Data segment
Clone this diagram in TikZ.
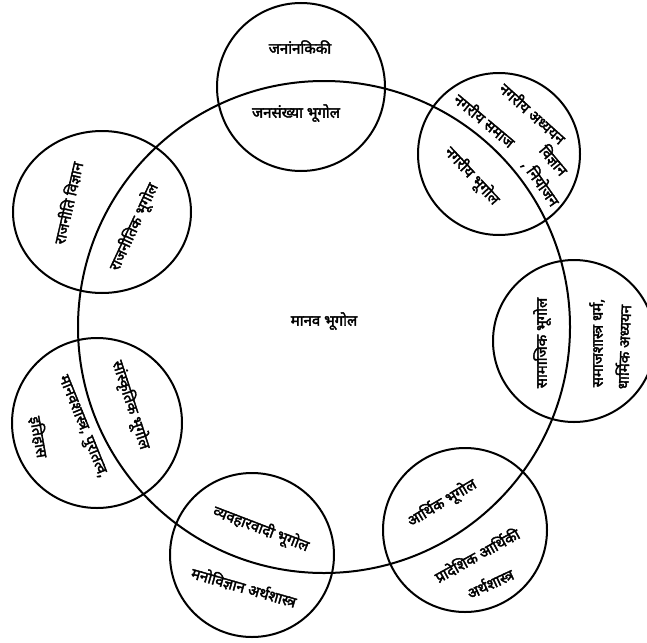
\documentclass[tikz,border=0pt]{standalone}
\usepackage{fontspec}
\newfontfamily\deva[Script=Devanagari, AutoFakeBold=2.5]{Noto Sans}
\usetikzlibrary{shapes.geometric}
\begin{document}
\begin{tikzpicture}[x=1pt,y=-1pt,
  ring/.style={draw=black, line width=2pt, circle, inner sep=0pt, minimum size=#1},
  oval/.style={draw=black, line width=2pt, ellipse, inner sep=0pt},
  lbl/.style={font=\deva\bfseries\fontsize{15}{17}\selectfont, inner sep=0pt}]
\useasboundingbox (0,0) rectangle (647,642);
\clip (0,0) rectangle (647,642);
% big circle
\node[ring=492pt] (main) at (324,327) {};
% small circles
\node[ring=168pt] (ctop) at (301,87) {};
\node[ring=162pt] (cur) at (499,154) {};
\node[oval, minimum width=178pt, minimum height=162pt] (cul) at (102,212) {};
\node[ring=162pt] (cr) at (574,341) {};
\node[ring=170pt] (cll) at (97,423) {};
\node[ring=164pt] (cbl) at (252,555) {};
\node[ring=164pt] (cbr) at (465,530) {};
% labels
\node[lbl] (tcen) at (324,321) {मानव भूगोल};
\node[lbl] (t1a) at (300,47) {जनांनकिकी};
\node[lbl] (t1b) at (296,113) {जनसंख्या भूगोल};
\node[lbl, rotate=-42] (t2a) at (533,113) {नगरीय अध्ययन};
\node[lbl, rotate=-40] (t2b) at (485,120) {नगरीय समाज};
\node[lbl, rotate=-50] (t2c) at (554,160) {विज्ञान};
\node[lbl, rotate=-55] (t2d) at (541,183) {, नियोजन};
\node[lbl, rotate=-47] (t2e) at (472,176) {नगरीय भूगोल};
\node[lbl, rotate=77] (t3a) at (68,203) {राजनीति विज्ञान};
\node[lbl, rotate=65] (t3b) at (134,227) {राजनीतिक भूगोल};
\node[lbl, rotate=90] (t4a) at (542,343) {सामाजिक भूगोल};
\node[lbl, rotate=90] (t4b) at (597,343) {समाजशास्त्र धर्म,};
\node[lbl, rotate=88] (t4c) at (623,347) {धार्मिक अध्ययन};
\node[lbl, rotate=-72] (t5a) at (131,405) {सांस्कृतिक भूगोल};
\node[lbl, rotate=-68] (t5b) at (82,427) {मानवशास्त्र, पुरातत्व,};
\node[lbl, rotate=-80] (t5c) at (39,437) {इतिहास};
\node[lbl, rotate=-21] (t6a) at (261,529) {व्यवहारवादी भूगोल};
\node[lbl, rotate=-16] (t6b) at (244,587) {मनोविज्ञान अर्थशास्त्र};
\node[lbl, rotate=31] (t7a) at (442,503) {आर्थिक भूगोल};
\node[lbl, rotate=29] (t7b) at (477,555) {प्रादेशिक आर्थिकी};
\node[lbl, rotate=25] (t7c) at (490,583) {अर्थशास्त्र};
\end{tikzpicture}
\end{document}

Problem to work on
Every line above should be repeated exactly; pictures stay out of the copy.

Response for this exercise
Clone this diagram in TikZ.
\documentclass[tikz,border=0pt]{standalone}
\usepackage{fontspec}
\newfontfamily\deva[Script=Devanagari, AutoFakeBold=2.5]{Noto Sans}
\usetikzlibrary{shapes.geometric}
\begin{document}
\begin{tikzpicture}[x=1pt,y=-1pt,
  ring/.style={draw=black, line width=2pt, circle, inner sep=0pt, minimum size=#1},
  oval/.style={draw=black, line width=2pt, ellipse, inner sep=0pt},
  lbl/.style={font=\deva\bfseries\fontsize{15}{17}\selectfont, inner sep=0pt}]
\useasboundingbox (0,0) rectangle (647,642);
\clip (0,0) rectangle (647,642);
% big circle
\node[ring=492pt] (main) at (324,327) {};
% small circles
\node[ring=168pt] (ctop) at (301,87) {};
\node[ring=162pt] (cur) at (499,154) {};
\node[oval, minimum width=178pt, minimum height=162pt] (cul) at (102,212) {};
\node[ring=162pt] (cr) at (574,341) {};
\node[ring=170pt] (cll) at (97,423) {};
\node[ring=164pt] (cbl) at (252,555) {};
\node[ring=164pt] (cbr) at (465,530) {};
% labels
\node[lbl] (tcen) at (324,321) {मानव भूगोल};
\node[lbl] (t1a) at (300,47) {जनांनकिकी};
\node[lbl] (t1b) at (296,113) {जनसंख्या भूगोल};
\node[lbl, rotate=-42] (t2a) at (533,113) {नगरीय अध्ययन};
\node[lbl, rotate=-40] (t2b) at (485,120) {नगरीय समाज};
\node[lbl, rotate=-50] (t2c) at (554,160) {विज्ञान};
\node[lbl, rotate=-55] (t2d) at (541,183) {, नियोजन};
\node[lbl, rotate=-47] (t2e) at (472,176) {नगरीय भूगोल};
\node[lbl, rotate=77] (t3a) at (68,203) {राजनीति विज्ञान};
\node[lbl, rotate=65] (t3b) at (134,227) {राजनीतिक भूगोल};
\node[lbl, rotate=90] (t4a) at (542,343) {सामाजिक भूगोल};
\node[lbl, rotate=90] (t4b) at (597,343) {समाजशास्त्र धर्म,};
\node[lbl, rotate=88] (t4c) at (623,347) {धार्मिक अध्ययन};
\node[lbl, rotate=-72] (t5a) at (131,405) {सांस्कृतिक भूगोल};
\node[lbl, rotate=-68] (t5b) at (82,427) {मानवशास्त्र, पुरातत्व,};
\node[lbl, rotate=-80] (t5c) at (39,437) {इतिहास};
\node[lbl, rotate=-21] (t6a) at (261,529) {व्यवहारवादी भूगोल};
\node[lbl, rotate=-16] (t6b) at (244,587) {मनोविज्ञान अर्थशास्त्र};
\node[lbl, rotate=31] (t7a) at (442,503) {आर्थिक भूगोल};
\node[lbl, rotate=29] (t7b) at (477,555) {प्रादेशिक आर्थिकी};
\node[lbl, rotate=25] (t7c) at (490,583) {अर्थशास्त्र};
\end{tikzpicture}
\end{document}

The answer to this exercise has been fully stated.